В нашем городке был такой шебутной мужичок-пьяница, извечный скандалист и борец за правду — он, конечно, не мог упустить такое развлечение и полез записываться. Конечно же, злые стражники его забраковали и отпихнули древками. Мужичок начал разводить лишнюю шумиху, и его вытолкали уже другие желающие, да ещё и пинка дали, да так удачно, что наш горе-защитник плюхнулся в мелкую лужицу после недавнего дождичка, заодно измазавшись конской фекалией. Публика заржала.
— Эх, люди! — голосил юродивый. — Я же со всей душой пришёл, за ради Отечества пострадать! Что же вы такие злые, а?
И он заплакал, мелко подрагивая, раскачиваясь, наматывая сопли на тщедушный кулак, так и не встав из лужи.
— Давай, следующий! — заорал стражник. — Не задерживай! Как звать?
— Ермин…
Вот это да! А этот куда лезет?! Ему же только лопухи рубать можно доверить, даже к крапиве подпускать нельзя — «ранения» получит…
День прошёл весело. Нетрудно догадаться, что записываться пришла почти вся школа боевых искусств. Даже Малёк пришёл, со своей извечной развязной ухмылкой. Хотя какой малёк — этот Малёк в тот год был уже в числе самых старших учеников школы, признанный авторитет, усатый, но только вот ростом так и не вышел, поэтому эта кличка привязалась к нему намертво.
Парни радостно переговаривались, встречая знакомых и обсуждая с ними скорую войну. Кто-то догадался и сбегал, куда надо: по кругу пошли глиняные кружки с дешёвым, кислым вином, которое мы пили без закуски. Многие не верят, но я впервые попробовал вино именно в день записи добровольцев. При этом назюзюкался знатно: еле-еле до дому дополз, и ночью наблевал полведра. Как ни странно, но родители мне ни полслова не сказали, только вредная сестрёнка хихикала.

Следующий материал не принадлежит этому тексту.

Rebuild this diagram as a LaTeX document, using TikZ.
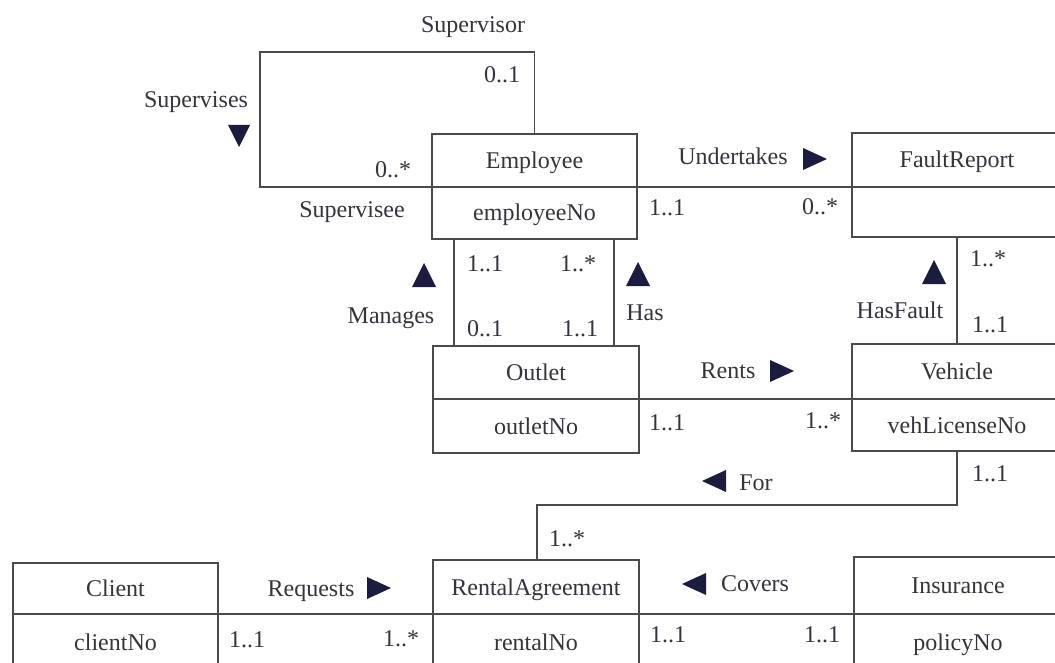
\documentclass[tikz,border=0pt]{standalone}
\usepackage{fontspec}
\setmainfont{Liberation Serif}
\definecolor{txtcol}{HTML}{34343F}
\definecolor{linecol}{HTML}{4A4A4A}
\definecolor{tricol}{HTML}{1C1C40}
\tikzset{
  base/.style={inner sep=0pt, outer sep=0pt, text=txtcol, font=\fontsize{24}{28}\selectfont, text height=16pt, text depth=0pt},
  cls/.style={base, draw=linecol, line width=1.3pt, rectangle},
  lbl/.style={base},
  conn/.style={draw=linecol, line width=1.3pt},
  trir/.pic={\fill[tricol] (-12,-11) -- (12,0) -- (-12,11) -- cycle;},
  tril/.pic={\fill[tricol] (12,-11) -- (-12,0) -- (12,11) -- cycle;},
  triu/.pic={\fill[tricol] (-12,12) -- (0,-12) -- (12,12) -- cycle;},
  trid/.pic={\fill[tricol] (-11,-11) -- (0,11) -- (11,-11) -- cycle;},
}
\begin{document}
\begin{tikzpicture}[x=1pt,y=-1pt]
\useasboundingbox[fill=white] (0,0) rectangle (1055,663);

% classes
\node[cls, minimum width=205pt, minimum height=53pt] (empT) at (534.5,160.5) {Employee};
\node[cls, minimum width=205pt, minimum height=52pt] (empB) at (534.5,213) {employeeNo};

\node[cls, minimum width=210pt, minimum height=54pt] (frT) at (957,160) {FaultReport};
\node[cls, minimum width=210pt, minimum height=50pt] (frB) at (957,212) {};

\node[cls, minimum width=206pt, minimum height=53pt] (outT) at (536,372.5) {Outlet};
\node[cls, minimum width=206pt, minimum height=54pt] (outB) at (536,426) {outletNo};

\node[cls, minimum width=210pt, minimum height=55pt] (vehT) at (957,371.5) {Vehicle};
\node[cls, minimum width=210pt, minimum height=52pt] (vehB) at (957,425) {vehLicenseNo};

\node[cls, minimum width=205pt, minimum height=51pt] (cliT) at (115.5,588.5) {Client};
\node[cls, minimum width=205pt, minimum height=56pt] (cliB) at (115.5,642) {clientNo};

\node[cls, minimum width=206pt, minimum height=54pt] (raT) at (536,587) {RentalAgreement};
\node[cls, minimum width=206pt, minimum height=56pt] (raB) at (536,642) {rentalNo};

\node[cls, minimum width=208pt, minimum height=57pt] (insT) at (958,585.5) {Insurance};
\node[cls, minimum width=208pt, minimum height=56pt] (insB) at (958,642) {policyNo};

% connectors
\coordinate (supc) at (260,52);
\draw[conn] (empT.north) |- (supc) |- (empB.north west);
\draw[conn] (empB.north east) -- (frB.north west);
\draw[conn] ([xshift=22pt]empB.south west) -- ([xshift=22pt]empB.south west |- outT.north);
\draw[conn] ([xshift=-23pt]empB.south east) -- ([xshift=-23pt]empB.south east |- outT.north);
\draw[conn] (frB.south) -- (vehT.north);
\draw[conn] (outB.north east) -- (vehB.north west);
\coordinate (forc) at (537,505);
\draw[conn] (vehB.south) |- (forc) -- (forc |- raT.north);
\draw[conn] (cliB.north east) -- (raB.north west);
\draw[conn] (raB.north east) -- (insB.north west);

% labels
\node[lbl] (lSupervisor) at (473,25) {Supervisor};
\node[lbl] (lSupM1) at (502,75) {0..1};
\node[lbl] (lSupervises) at (196,100) {Supervises};
\pic at (239,136) {trid};
\node[lbl] (lSupM2) at (393,170) {0..*};
\node[lbl] (lSupervisee) at (352,210) {Supervisee};

\node[lbl] (lUndertakes) at (733,157) {Undertakes};
\pic at (815,159) {trir};
\node[lbl] (lUndM1) at (667,208) {1..1};
\node[lbl] (lUndM2) at (820,207) {0..*};

\pic at (934,272) {triu};
\node[lbl] (lHasFault) at (900,310) {HasFault};
\node[lbl] (lHFM1) at (988,258) {1..*};
\node[lbl] (lHFM2) at (990,324) {1..1};

\pic at (424,275) {triu};
\node[lbl] (lManages) at (391,315) {Manages};
\node[lbl] (lManM1) at (485,263) {1..1};
\node[lbl] (lManM2) at (485,328) {0..1};

\pic at (638,274) {triu};
\node[lbl] (lHas) at (645,312) {Has};
\node[lbl] (lHasM1) at (578,263) {1..*};
\node[lbl] (lHasM2) at (580,328) {1..1};

\node[lbl] (lRents) at (728,370) {Rents};
\pic at (782,371) {trir};
\node[lbl] (lRentM1) at (667,422) {1..1};
\node[lbl] (lRentM2) at (823,420) {1..*};

\pic at (714,481) {tril};
\node[lbl] (lFor) at (756,482) {For};
\node[lbl] (lForM1) at (990,473) {1..1};
\node[lbl] (lForM2) at (567,538) {1..*};

\node[lbl] (lRequests) at (311,588) {Requests};
\pic at (379,588) {trir};
\node[lbl] (lReqM1) at (247,639) {1..1};
\node[lbl] (lReqM2) at (401,638) {1..*};

\pic at (694,584) {tril};
\node[lbl] (lCovers) at (755,583) {Covers};
\node[lbl] (lCovM1) at (668,634) {1..1};
\node[lbl] (lCovM2) at (822,634) {1..1};
\end{tikzpicture}
\end{document}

В памяти остался смутный калейдоскоп лиц, молодых и не очень, возбуждённых и весёлых:
— Меня жена отпускать не хотела. Дура, говорю, это ж ненадолго: до осени управимся…
— Да куда ж ты лезешь, салага?!! Чтоб сделать солдата — двоих, как ты, нужно!
— Меня мамка не пускает. Если убьют, говорит, то домой можешь не возвращаться!
— А скоро выступаем?
— Через две недели, говорят. Раньше никак не можем…
— Нет, отец, староват ты… Иди домой. Да иди ж ты, не зли меня! Я, что ли, твоё оружие таскать за тобой буду?!
— С нашей улицы многие уже записались…
— Эх, обидели вы человека, люди! А ведь я ж от чистого сердца помочь стране хотел!.. Дайте выпить, ребята, а? Душа у меня сегодня болит…
— Уйди — не воняй тут!
Выступать мы собирались недели через две — как начальство скажет. Я, конечно, простился с Учителем. Он кивнул мне в сторону своего дома — зайди.
Его жильё я знал досконально, так как неоднократно тут и полы мыл, и воду таскал. Учитель прошёл в спальную комнату, помолился в угол (наверное, это была всё-таки молитва, но, возможно, и просто некий набор торжественных фраз), снял со стены меч и протянул мне:
— Возьми это, воин. Теперь он твой.
И он — вот чудо! — при этом ещё и поклонился мне.